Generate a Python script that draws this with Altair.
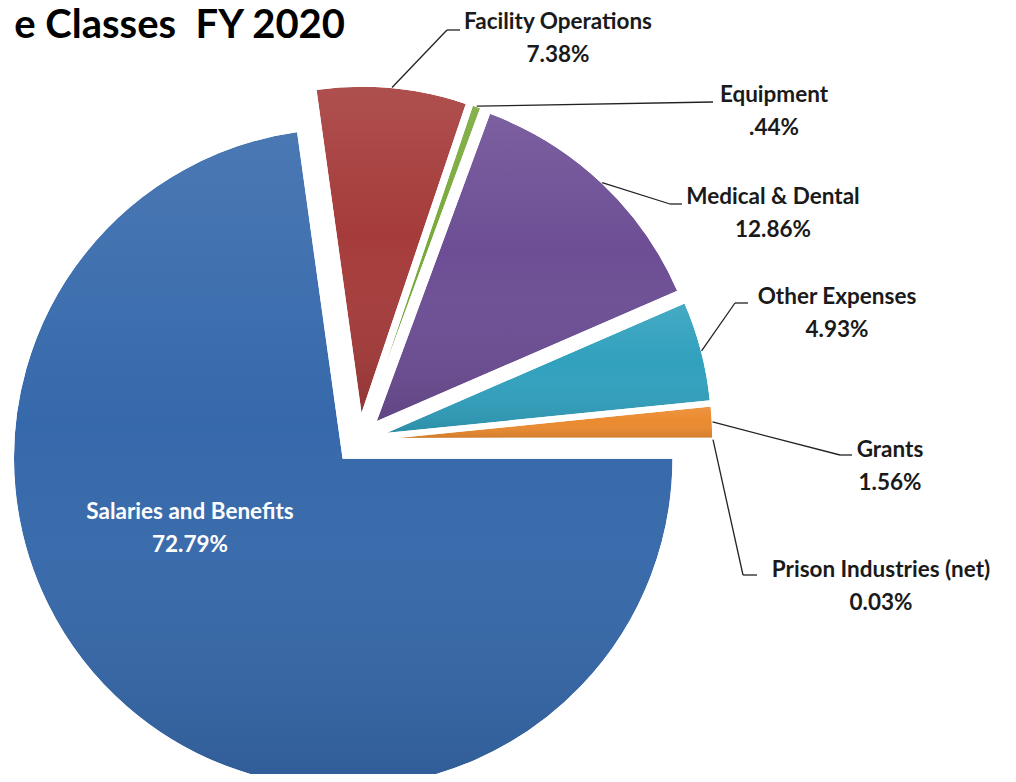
import altair as alt
import pandas as pd

# ---- data ----
categories = ["Salaries and Benefits", "Facility Operations", "Equipment",
              "Medical & Dental", "Other Expenses", "Grants", "Prison Industries (net)"]
pct_values = [72.79, 7.38, 0.44, 12.86, 4.93, 1.56, 0.03]
pct_labels = ["72.79%", "7.38%", ".44%", "12.86%", "4.93%", "1.56%", "0.03%"]
title_text = "e Classes \u00a0FY 2020"

# ---- style / layout (pixels in the svg) ----
colors = ["#3669ab", "#a53c3b", "#79a93b", "#6d4e95", "#31a1be", "#eb8a2f", "#5b7fc0"]
CX, CY = 351, 432          # pie centre
EXPLODE = 24               # explode distance
R = 330                    # pie radius
label_x = [182, 550, 766, 765, 829, 882, 873]
label_y = [504, 14, 87, 189, 289, 442, 562]
elbow_x = [None, 439, 705, 662, 727, 832, 735]
elbow_y = [None, 22, 94, 196, 295, 447, 567]
end_x = [None, 452, 705, 674, 740, 844, 749]
end_y = [None, 22, 94, 196, 295, 447, 567]
FONT = "Lato"
LABEL_SIZE = 22.5

df = pd.DataFrame({
    "idx": list(range(len(categories))),
    "category": categories,
    "pct": pct_values,
    "pct_label": pct_labels,
    "label_x": label_x, "label_y": label_y,
    "elbow_x": elbow_x, "elbow_y": elbow_y,
    "end_x": end_x, "end_y": end_y,
})

base = alt.Chart(df).transform_window(
    cum="sum(pct)", sort=[alt.SortField("idx")], frame=[None, 0]
).transform_joinaggregate(
    total="sum(pct)"
).transform_calculate(
    mid="PI/2 + 2*PI*(datum.cum - datum.pct/2)/datum.total",
).transform_calculate(
    cx=f"{CX} + {EXPLODE}*sin(datum.mid)",
    cy=f"{CY} - {EXPLODE}*cos(datum.mid)",
    sx=f"{CX} + {EXPLODE + R}*sin(datum.mid)",
    sy=f"{CY} - {EXPLODE + R}*cos(datum.mid)",
)

PI = 3.141592653589793
theta_enc = alt.Theta("pct:Q", stack=True, scale=alt.Scale(range=[PI / 2, PI / 2 + 2 * PI]))
pos_x = alt.X("cx:Q", scale=None, axis=None)
pos_y = alt.Y("cy:Q", scale=None, axis=None)

pie = base.mark_arc(radius=R, stroke="white", strokeWidth=1.5).encode(
    theta=theta_enc,
    order=alt.Order("idx:Q"),
    color=alt.Color("category:N", scale=alt.Scale(domain=categories, range=colors), legend=None),
    x=pos_x, y=pos_y,
)

shade = base.mark_arc(
    radius=R, stroke="white", strokeWidth=1.5,
    fill=alt.Gradient(
        gradient="linear", x1=0, x2=0, y1=0, y2=1,
        stops=[alt.GradientStop(color="rgba(255,255,255,0.10)", offset=0),
               alt.GradientStop(color="rgba(255,255,255,0.0)", offset=0.45),
               alt.GradientStop(color="rgba(0,0,0,0.12)", offset=1)],
    ),
).encode(
    theta=theta_enc,
    order=alt.Order("idx:Q"),
    detail="category:N",
    x=pos_x, y=pos_y,
)

leaders = base.transform_filter("isValid(datum.elbow_x)")
seg1 = leaders.mark_rule(color="#222222", strokeWidth=1.3).encode(
    x=alt.X("sx:Q", scale=None), y=alt.Y("sy:Q", scale=None),
    x2="elbow_x:Q", y2="elbow_y:Q",
)
seg2 = leaders.mark_rule(color="#222222", strokeWidth=1.3).encode(
    x=alt.X("elbow_x:Q", scale=None), y=alt.Y("elbow_y:Q", scale=None),
    x2="end_x:Q", y2="end_y:Q",
)

txt_color = alt.condition("datum.idx == 0", alt.value("white"), alt.value("#1a1a1a"))
name_txt = base.mark_text(font=FONT, fontWeight="bold", fontSize=LABEL_SIZE, align="center",
                          baseline="middle").encode(
    x=alt.X("label_x:Q", scale=None), y=alt.Y("label_y:Q", scale=None),
    text="category:N", color=txt_color,
)
pct_txt = base.mark_text(font=FONT, fontWeight="bold", fontSize=LABEL_SIZE, align="center",
                         baseline="middle", yOffset=33).encode(
    x=alt.X("label_x:Q", scale=None), y=alt.Y("label_y:Q", scale=None),
    text="pct_label:N", color=txt_color,
)

title = alt.Chart(pd.DataFrame({"t": [title_text]})).mark_text(
    font=FONT, fontWeight="bold", fontSize=40, align="right", baseline="alphabetic",
    color="black"
).encode(text="t:N", x=alt.value(337), y=alt.value(30))

chart = alt.layer(pie, shade, seg1, seg2, name_txt, pct_txt, title).properties(
    width=1000, height=766, padding=0,
    autosize=alt.AutoSizeParams(type="none"),
).configure_view(strokeWidth=0)

chart.save("out.html", embed_options={"renderer": "svg", "actions": False})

______

* _TASK BRIEF_
Return exactly what appears from the opening line of the material through the line with "import pandas as pd", apart from the pictures.

* _REPLY_
Generate a Python script that draws this with Altair.
import altair as alt
import pandas as pd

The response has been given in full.